Mes chers collègues, nous avons commencé la séance de cet après-midi sur un désaccord à mon avis excessif au sujet de l'article 16 de la Constitution. Nous savons tous, en effet, que nous vivons malheureusement dans un monde dangereux et qu'il faut bien, dans certains cas, préserver des pouvoirs exceptionnels. Mais je suis satisfait de constater que, sur le droit de grâce, je me retrouve entièrement dans ce qu'a dit, très brillamment, M. Le Bouillonnec. Pourtant, c'est un sujet tout aussi symbolique que celui de l'article 16, et le symbole de la survivance d'un droit ancré dans des temps très anciens. Le fait que le groupe socialiste et le groupe UMP se retrouvent à ce sujet me renforce dans l'idée que nous sommes tous des constituants, que nous sommes tous libres dans nos têtes – en tout cas, je le suis – et que nous pouvons probablement arriver ensemble à de bonnes décisions dans l'intérêt du pays.

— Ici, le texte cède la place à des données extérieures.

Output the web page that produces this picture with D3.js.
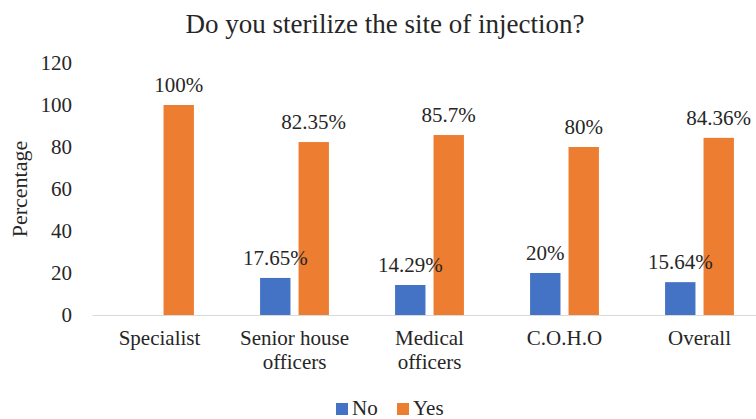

Il reste tout de même parmi nous d'éminents collègues qui, pour des raisons proprement idéologiques, critiquent ce qu'ils appellent « l'archaïsme » du droit de grâce et veulent le supprimer. Je le regrette parce qu'à pousser trop loin l'idéologie de la fausse modernité, on risquerait de supprimer la seule soupape de sécurité qui permette de maintenir l'humanité de notre système. Nulle justice n'est parfaite. Aucune justice humaine ne peut préjuger de toutes les situations.
Qui doit ouvrir la soupape ? M. Lagarde, je le lui dis en toute amitié, confond à cet égard le droit de grâce et le droit d'amnistie.